─── PROVIDED MATERIAL ───

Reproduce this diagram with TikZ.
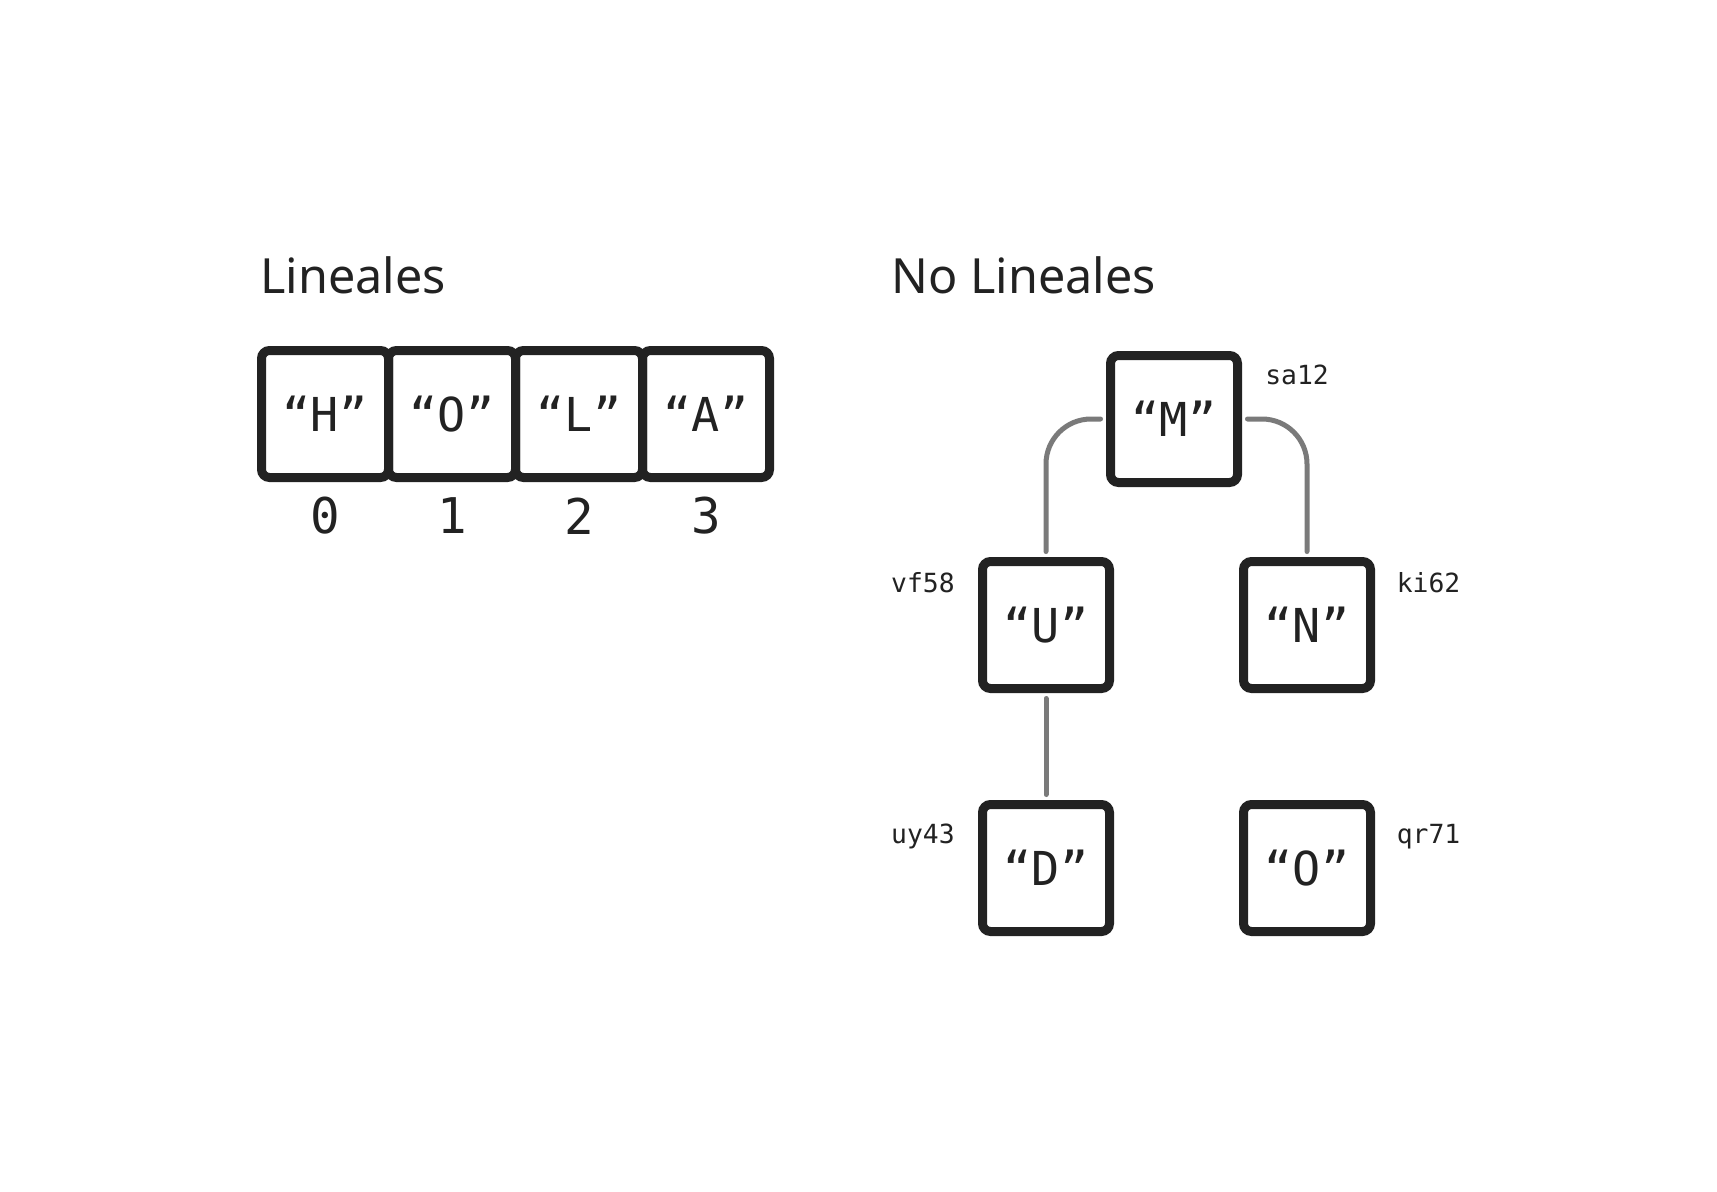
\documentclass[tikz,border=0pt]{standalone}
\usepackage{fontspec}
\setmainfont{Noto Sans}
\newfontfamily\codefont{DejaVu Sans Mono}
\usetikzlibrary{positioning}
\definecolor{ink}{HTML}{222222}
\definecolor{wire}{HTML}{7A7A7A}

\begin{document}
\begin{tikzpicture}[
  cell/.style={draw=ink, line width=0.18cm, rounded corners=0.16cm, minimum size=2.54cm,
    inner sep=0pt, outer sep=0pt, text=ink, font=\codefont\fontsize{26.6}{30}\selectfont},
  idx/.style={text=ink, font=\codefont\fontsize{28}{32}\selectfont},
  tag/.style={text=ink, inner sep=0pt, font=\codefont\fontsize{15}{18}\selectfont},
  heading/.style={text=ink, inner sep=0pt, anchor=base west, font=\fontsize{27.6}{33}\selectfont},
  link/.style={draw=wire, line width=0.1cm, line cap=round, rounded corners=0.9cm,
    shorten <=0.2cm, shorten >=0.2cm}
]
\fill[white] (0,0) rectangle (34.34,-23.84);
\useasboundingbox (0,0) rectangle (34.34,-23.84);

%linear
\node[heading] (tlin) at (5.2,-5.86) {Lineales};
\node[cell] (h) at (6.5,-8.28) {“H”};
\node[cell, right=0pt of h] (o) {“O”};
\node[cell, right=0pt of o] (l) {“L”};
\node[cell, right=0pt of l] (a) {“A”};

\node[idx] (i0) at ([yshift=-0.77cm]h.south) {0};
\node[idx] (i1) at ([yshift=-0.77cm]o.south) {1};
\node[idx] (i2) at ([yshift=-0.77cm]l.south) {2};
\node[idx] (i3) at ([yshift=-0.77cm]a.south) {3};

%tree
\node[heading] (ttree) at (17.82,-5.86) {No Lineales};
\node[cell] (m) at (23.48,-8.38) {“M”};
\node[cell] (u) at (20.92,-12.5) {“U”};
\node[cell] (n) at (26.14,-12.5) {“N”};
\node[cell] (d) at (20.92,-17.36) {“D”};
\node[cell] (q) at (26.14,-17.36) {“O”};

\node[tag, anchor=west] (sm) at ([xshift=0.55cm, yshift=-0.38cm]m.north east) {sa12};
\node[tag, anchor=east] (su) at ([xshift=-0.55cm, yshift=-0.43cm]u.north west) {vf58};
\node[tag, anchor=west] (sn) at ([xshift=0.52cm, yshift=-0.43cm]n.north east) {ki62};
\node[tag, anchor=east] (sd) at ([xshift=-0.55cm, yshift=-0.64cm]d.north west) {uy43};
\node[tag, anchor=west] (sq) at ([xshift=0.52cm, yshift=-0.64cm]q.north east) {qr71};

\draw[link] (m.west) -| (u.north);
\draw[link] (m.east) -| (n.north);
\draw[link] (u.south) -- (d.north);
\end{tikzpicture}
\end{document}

───

**THE EXERCISE**
Repeat the material above word for word, please, apart from its images.

**RESULT FOR THIS TASK**
Reproduce this diagram with TikZ.
\documentclass[tikz,border=0pt]{standalone}
\usepackage{fontspec}
\setmainfont{Noto Sans}
\newfontfamily\codefont{DejaVu Sans Mono}
\usetikzlibrary{positioning}
\definecolor{ink}{HTML}{222222}
\definecolor{wire}{HTML}{7A7A7A}

\begin{document}
\begin{tikzpicture}[
  cell/.style={draw=ink, line width=0.18cm, rounded corners=0.16cm, minimum size=2.54cm,
    inner sep=0pt, outer sep=0pt, text=ink, font=\codefont\fontsize{26.6}{30}\selectfont},
  idx/.style={text=ink, font=\codefont\fontsize{28}{32}\selectfont},
  tag/.style={text=ink, inner sep=0pt, font=\codefont\fontsize{15}{18}\selectfont},
  heading/.style={text=ink, inner sep=0pt, anchor=base west, font=\fontsize{27.6}{33}\selectfont},
  link/.style={draw=wire, line width=0.1cm, line cap=round, rounded corners=0.9cm,
    shorten <=0.2cm, shorten >=0.2cm}
]
\fill[white] (0,0) rectangle (34.34,-23.84);
\useasboundingbox (0,0) rectangle (34.34,-23.84);

%linear
\node[heading] (tlin) at (5.2,-5.86) {Lineales};
\node[cell] (h) at (6.5,-8.28) {“H”};
\node[cell, right=0pt of h] (o) {“O”};
\node[cell, right=0pt of o] (l) {“L”};
\node[cell, right=0pt of l] (a) {“A”};

\node[idx] (i0) at ([yshift=-0.77cm]h.south) {0};
\node[idx] (i1) at ([yshift=-0.77cm]o.south) {1};
\node[idx] (i2) at ([yshift=-0.77cm]l.south) {2};
\node[idx] (i3) at ([yshift=-0.77cm]a.south) {3};

%tree
\node[heading] (ttree) at (17.82,-5.86) {No Lineales};
\node[cell] (m) at (23.48,-8.38) {“M”};
\node[cell] (u) at (20.92,-12.5) {“U”};
\node[cell] (n) at (26.14,-12.5) {“N”};
\node[cell] (d) at (20.92,-17.36) {“D”};
\node[cell] (q) at (26.14,-17.36) {“O”};

\node[tag, anchor=west] (sm) at ([xshift=0.55cm, yshift=-0.38cm]m.north east) {sa12};
\node[tag, anchor=east] (su) at ([xshift=-0.55cm, yshift=-0.43cm]u.north west) {vf58};
\node[tag, anchor=west] (sn) at ([xshift=0.52cm, yshift=-0.43cm]n.north east) {ki62};
\node[tag, anchor=east] (sd) at ([xshift=-0.55cm, yshift=-0.64cm]d.north west) {uy43};
\node[tag, anchor=west] (sq) at ([xshift=0.52cm, yshift=-0.64cm]q.north east) {qr71};

\draw[link] (m.west) -| (u.north);
\draw[link] (m.east) -| (n.north);
\draw[link] (u.south) -- (d.north);
\end{tikzpicture}
\end{document}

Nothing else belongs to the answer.